Eeva was approved by the FDA in 2014, which can screen abnormalities, but it is not a dynamic system. It cannot react to new information like these ‘deep-learning’ AIs can.
Beyond that, the internet is littered with online companies claiming to do the same.
Zaninovic calls them ‘cowboys’.
‘I haven’t seen their data. They don’t come to conferences like this [ASRM] to share their data with the rest of the industry, or publish their work.’
What’s more, he says, ‘they make some bombastic claims’.
One company in Australia, Life Whisperer, has made headlines with the claim that they can spot Down syndrome using AI, a genetic disorder affecting chromosome 21.
As far as we know, it’s something that would need to be spotted in genetic screening, rather than on pure aesthetics.

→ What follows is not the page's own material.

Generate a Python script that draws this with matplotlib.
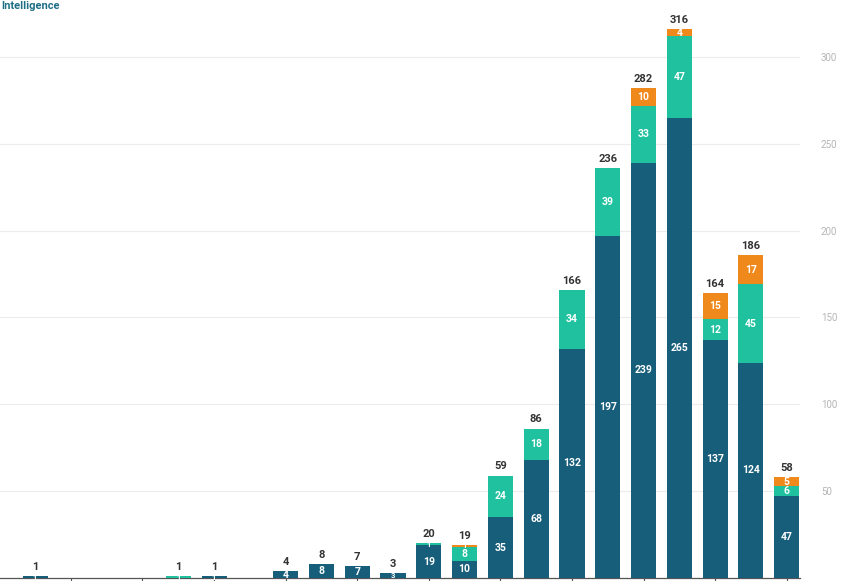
import matplotlib.pyplot as plt
import numpy as np

plt.rcParams['font.family'] = ['Roboto', 'DejaVu Sans']

# yearly counts, three stacked groups
years = list(range(2000, 2022))
dark = [1, 0, 0, 0, 0, 1, 0, 4, 8, 7, 3, 19, 10, 35, 68, 132, 197, 239, 265, 137, 124, 47]
turq = [0, 0, 0, 0, 1, 0, 0, 0, 0, 0, 0, 1, 8, 24, 18, 34, 39, 33, 47, 12, 45, 6]
orange = [0, 0, 0, 0, 0, 0, 0, 0, 0, 0, 0, 0, 1, 0, 0, 0, 0, 10, 4, 15, 17, 5]
yticks = [50, 100, 150, 200, 250, 300]

c_dark = '#175e7b'
c_turq = '#20c19f'
c_orange = '#f0891c'

W, H = 843, 581
fig = plt.figure(figsize=(W / 100, H / 100), dpi=100)
ax = fig.add_axes([0, 3 / H, 800 / W, 578 / H])

x = np.arange(len(years))
dark = np.array(dark)
turq = np.array(turq)
orange = np.array(orange)
bw = 0.7

ax.bar(x, dark, bw, color=c_dark, zorder=3)
ax.bar(x, turq, bw, bottom=dark, color=c_turq, zorder=3)
ax.bar(x, orange, bw, bottom=dark + turq, color=c_orange, zorder=3)

# labels inside each segment
for vals, base in [(dark, 0 * dark), (turq, dark), (orange, dark + turq)]:
    for i in range(len(x)):
        v = vals[i]
        if v <= 0:
            continue
        fs = 7.5 if v >= 4 else 5.5
        ax.text(x[i], base[i] + v / 2, str(v), ha='center', va='center',
                color='white', fontsize=fs, fontweight='bold', zorder=4)

# totals on top
totals = dark + turq + orange
for i in range(len(x)):
    if totals[i] > 0:
        ax.annotate(str(totals[i]), (x[i], totals[i]), xytext=(0, 3),
                    textcoords='offset points', ha='center', va='bottom',
                    fontsize=8, fontweight='bold', color='#333333')

ax.set_xlim(-0.98, 21.37)
ax.set_ylim(0, 332.8)

ax.yaxis.tick_right()
ax.set_yticks(yticks)
ax.set_yticklabels([str(t) for t in yticks])
ax.tick_params(axis='y', length=0, pad=15, labelsize=7, labelcolor='#b5b5b5')
ax.grid(axis='y', color='#ececec', linewidth=0.8, zorder=0)

ax.set_xticks(x[1::2])
ax.set_xticklabels([])
ax.tick_params(axis='x', length=4, width=0.8, color='#555555', direction='out')

for s in ['top', 'left', 'right']:
    ax.spines[s].set_visible(False)
ax.spines['bottom'].set_color('#555555')
ax.spines['bottom'].set_linewidth(0.9)

fig.text(0.001, 0.999, 'Intelligence', ha='left', va='top',
         fontsize=8, fontweight='bold', color='#1d6f85')

fig.savefig('out.png', dpi=100)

But we could be wrong. It could be that genetic abnormalities could be spotted using AI, and we just don’t know it yet.
The problem, Zaninovic warns, is that AI learns using data. It only understands what’s normal and what’s not by first seeing examples of what’s normal and what’s not.
‘For AI to detect Down syndrome you would have to show it lots of examples of Down syndrome embryos. And let me tell you, there aren’t many. That’s why I’m skeptical,’ he says.
WILL THIS PUT EMBRYOLOGISTS OUT OF A JOB?
Zaninovic insists it won’t.
‘People say I’m shooting myself in the foot,’ he said.
‘This isn’t replacing embryologists, it’s just that your job will change.’
He’s probably right. In fact, a study by MIT last year compared human-only teams, robot-only teams and human-robot teams. They found that, by far, the most efficient category was the human-robot combination, which was 85 percent more efficient than the other two groups.
The biggest change, he says, will be that hospitals and clinics that want to implement this technique will need a full team of IT support.
Ultimately, the opportunity to relieve pain and suffering is so great that it shouldn’t matter, he says.
Dr Williams agrees.
‘Most people after a loss they blame themselves,’ he says.
‘They lifted something to heavy, they got into an argument at work, they got stressed. So they’re really upset with themselves, they feel a lot of self-blame and guilt, inappropriately. They shouldn’t, but it’s very natural of humans to do so.
‘We have this ability to test and say no it wasn’t because of these things it was because, from the moment that embryo was formed, it was destined to result in this, and laying on your back for 40 weeks would have made zero difference. It’s very powerful to be able to show that.’
‘Things like miscarriage and infertility are some of the most ancient diseases,’ he adds. ‘I think there’s something poetic about solving that with some of the newest technology.’